Passa Palavra, 8.mar.17
A CIA lê a teoria francesa: sobre o trabalho intelectual de desmantelamento da Esquerda cultural
Por Gabriel Rockhill
Presume-se, com frequência, que os
intelectuais têm pouco ou nenhum poder político. Empoleirados em uma
privilegiada torre de marfim, desconectados do mundo real, envolvidos em
debates acadêmicos sem sentido sobre minúcias especializadas ou
flutuando nas abstrusas nuvens da teoria dos grandes pensadores, os
intelectuais são frequentemente retratados não apenas como isolados da
realidade política como incapazes de ter qualquer impacto significativo
nela. A CIA (Agência Central de Inteligência) pensa o contrário.
De fato, a agência responsável pelos
golpes de Estado, os assassinatos direcionados e a manipulação
clandestina de governos estrangeiros não só acredita no poder da teoria,
como também dedicou recursos significativos para ter um grupo de
agentes secretos dedicados a se debruçar sobre o que alguns consideram
ser a mais recôndita e intrincada teoria já produzida. Em um intrigante
trabalho de pesquisa escrito em 1985 (ver aqui), e recentemente publicado com pequenas alterações através do Freedom of Information Act,
a CIA revela que seus agentes andaram estudando a complexa teoria
francesa de tendências internacionais, afiliada aos nomes de Michel
Foucault, Jacques Lacan e Roland Barthes.

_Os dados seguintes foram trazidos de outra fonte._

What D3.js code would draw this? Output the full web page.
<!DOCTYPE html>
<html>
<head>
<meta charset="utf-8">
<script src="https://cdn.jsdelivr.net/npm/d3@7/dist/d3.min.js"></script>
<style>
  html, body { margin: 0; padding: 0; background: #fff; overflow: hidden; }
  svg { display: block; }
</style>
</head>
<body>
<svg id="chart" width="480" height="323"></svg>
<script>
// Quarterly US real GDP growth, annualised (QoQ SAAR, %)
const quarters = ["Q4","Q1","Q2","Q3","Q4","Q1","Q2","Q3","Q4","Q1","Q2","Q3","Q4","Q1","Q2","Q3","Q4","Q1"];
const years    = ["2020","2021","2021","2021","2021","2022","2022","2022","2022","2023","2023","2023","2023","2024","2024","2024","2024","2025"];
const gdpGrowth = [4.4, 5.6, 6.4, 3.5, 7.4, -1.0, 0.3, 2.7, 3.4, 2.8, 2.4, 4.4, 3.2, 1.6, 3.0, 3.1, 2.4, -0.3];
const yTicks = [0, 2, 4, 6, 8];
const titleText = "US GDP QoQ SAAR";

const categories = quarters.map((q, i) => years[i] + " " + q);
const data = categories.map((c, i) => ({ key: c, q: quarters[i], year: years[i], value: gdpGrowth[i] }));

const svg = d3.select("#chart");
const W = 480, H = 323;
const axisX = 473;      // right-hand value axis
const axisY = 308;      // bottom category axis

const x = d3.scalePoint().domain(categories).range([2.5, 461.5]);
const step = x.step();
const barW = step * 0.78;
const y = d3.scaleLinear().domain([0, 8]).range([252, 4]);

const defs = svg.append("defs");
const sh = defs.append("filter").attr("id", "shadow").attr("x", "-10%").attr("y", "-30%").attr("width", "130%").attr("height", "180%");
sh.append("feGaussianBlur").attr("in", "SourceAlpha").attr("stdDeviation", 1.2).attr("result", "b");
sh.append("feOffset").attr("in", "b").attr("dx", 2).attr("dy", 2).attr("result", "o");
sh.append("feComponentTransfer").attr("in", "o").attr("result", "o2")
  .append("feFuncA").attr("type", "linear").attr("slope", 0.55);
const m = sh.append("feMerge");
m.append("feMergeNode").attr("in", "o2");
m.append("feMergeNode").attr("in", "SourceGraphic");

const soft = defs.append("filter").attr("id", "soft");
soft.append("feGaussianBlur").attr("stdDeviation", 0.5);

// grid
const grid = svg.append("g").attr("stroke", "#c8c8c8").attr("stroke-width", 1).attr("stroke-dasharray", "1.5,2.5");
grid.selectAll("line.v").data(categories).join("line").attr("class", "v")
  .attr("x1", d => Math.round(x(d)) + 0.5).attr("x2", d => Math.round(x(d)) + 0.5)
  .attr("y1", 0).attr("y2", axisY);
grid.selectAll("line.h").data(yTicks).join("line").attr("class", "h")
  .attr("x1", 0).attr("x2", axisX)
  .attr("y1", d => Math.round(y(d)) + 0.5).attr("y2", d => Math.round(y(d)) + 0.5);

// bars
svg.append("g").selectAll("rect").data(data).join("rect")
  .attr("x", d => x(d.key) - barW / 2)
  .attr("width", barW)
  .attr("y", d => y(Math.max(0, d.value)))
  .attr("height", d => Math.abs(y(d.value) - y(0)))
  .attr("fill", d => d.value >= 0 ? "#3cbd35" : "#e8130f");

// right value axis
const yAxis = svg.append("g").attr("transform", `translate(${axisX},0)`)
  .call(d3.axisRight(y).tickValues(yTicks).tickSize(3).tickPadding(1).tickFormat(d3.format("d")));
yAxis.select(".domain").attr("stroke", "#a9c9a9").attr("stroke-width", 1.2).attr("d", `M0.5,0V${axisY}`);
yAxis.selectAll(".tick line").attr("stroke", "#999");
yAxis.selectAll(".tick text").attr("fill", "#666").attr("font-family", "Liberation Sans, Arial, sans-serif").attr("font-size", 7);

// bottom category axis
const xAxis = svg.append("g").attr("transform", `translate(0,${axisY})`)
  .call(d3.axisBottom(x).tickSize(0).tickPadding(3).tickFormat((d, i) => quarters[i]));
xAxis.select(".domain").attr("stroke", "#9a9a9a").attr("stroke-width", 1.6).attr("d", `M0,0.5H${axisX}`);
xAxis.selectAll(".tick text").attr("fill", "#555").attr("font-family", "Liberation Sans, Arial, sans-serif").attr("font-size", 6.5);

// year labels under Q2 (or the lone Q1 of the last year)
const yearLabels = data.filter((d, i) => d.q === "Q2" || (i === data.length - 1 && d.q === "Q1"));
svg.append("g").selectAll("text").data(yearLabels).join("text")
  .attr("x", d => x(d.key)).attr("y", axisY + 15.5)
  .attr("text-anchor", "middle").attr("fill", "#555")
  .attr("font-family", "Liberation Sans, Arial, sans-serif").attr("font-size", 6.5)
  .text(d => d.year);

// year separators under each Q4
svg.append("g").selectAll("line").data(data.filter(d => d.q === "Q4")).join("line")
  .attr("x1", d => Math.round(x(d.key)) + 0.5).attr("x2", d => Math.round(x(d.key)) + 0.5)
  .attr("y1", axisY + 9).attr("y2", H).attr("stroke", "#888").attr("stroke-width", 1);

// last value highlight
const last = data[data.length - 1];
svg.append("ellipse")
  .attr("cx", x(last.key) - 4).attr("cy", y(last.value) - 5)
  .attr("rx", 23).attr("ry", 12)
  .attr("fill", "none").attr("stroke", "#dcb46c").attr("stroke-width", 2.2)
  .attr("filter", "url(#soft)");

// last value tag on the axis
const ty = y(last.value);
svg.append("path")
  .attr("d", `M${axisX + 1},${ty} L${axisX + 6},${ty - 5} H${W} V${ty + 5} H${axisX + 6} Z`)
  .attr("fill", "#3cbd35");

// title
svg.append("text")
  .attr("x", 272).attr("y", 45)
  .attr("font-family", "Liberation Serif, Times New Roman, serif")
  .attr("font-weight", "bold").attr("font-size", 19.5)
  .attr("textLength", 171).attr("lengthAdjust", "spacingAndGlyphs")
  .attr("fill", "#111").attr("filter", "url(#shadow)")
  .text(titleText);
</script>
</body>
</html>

A imagem de espiões americanos se
reunindo em cafés parisienses para estudar assiduamente e comparar notas
acerca dos sumos sacerdotes da intelligentsia francesa pode
chocar quem presuma que um tal grupo de intelectuais seja luminar cuja
sofisticação ultramundana jamais poderia ser capturada por uma batida
policial tão vulgar, ou quem os assuma como sendo, ao contrário,
charlatães de retórica incompreensível com pouco ou nenhum impacto sobre
o mundo real. No entanto, não deve surpreender aqueles familiarizados
com o longo e contínuo investimento da CIA em uma guerra cultural
global, incluindo o apoio às suas formas mais vanguardistas, bem
documentado por pesquisadores como Frances Stonor Saunders, Giles
Scott-Smith, Hugh Wilford (fiz a minha própria contribuição em Radical History & the Politics of Art, ver aqui).
Thomas W. Braden, ex-supervisor de
atividades culturais da CIA, explicou o poder da ofensiva cultural da
Agência em um franco relato publicado em 1967 : “Lembro-me da enorme alegria que tive quando a Boston Symphony Orchestra [que foi apoiada pela CIA]
ganhou mais elogios para os EUA em Paris do que John Foster Dulles ou
Dwight D. Eisenhower poderia ter logrado com uma centena de discursos”.
Esta não era de modo algum uma operação pequena ou principiante. De
fato, como Wilford argumentou com razão, o Congresso para a Liberdade
Cultural (CCF), que foi sediado em Paris e mais tarde descoberto como
uma organização da CIA durante a Guerra Fria, foi um dos mais
importantes patrocinadores da história mundial, com uma gama incrível de
atividades artísticas e intelectuais. Contava com escritórios em 35
países, publicou dezenas de revistas de prestígio, participou da
indústria do livro, organizou conferências internacionais de alto nível e
exposições de arte, coordenou apresentações e concertos e contribuiu
com amplo financiamento para vários prêmios culturais e bolsas de estudo
em organizações como a Farfield Foundation.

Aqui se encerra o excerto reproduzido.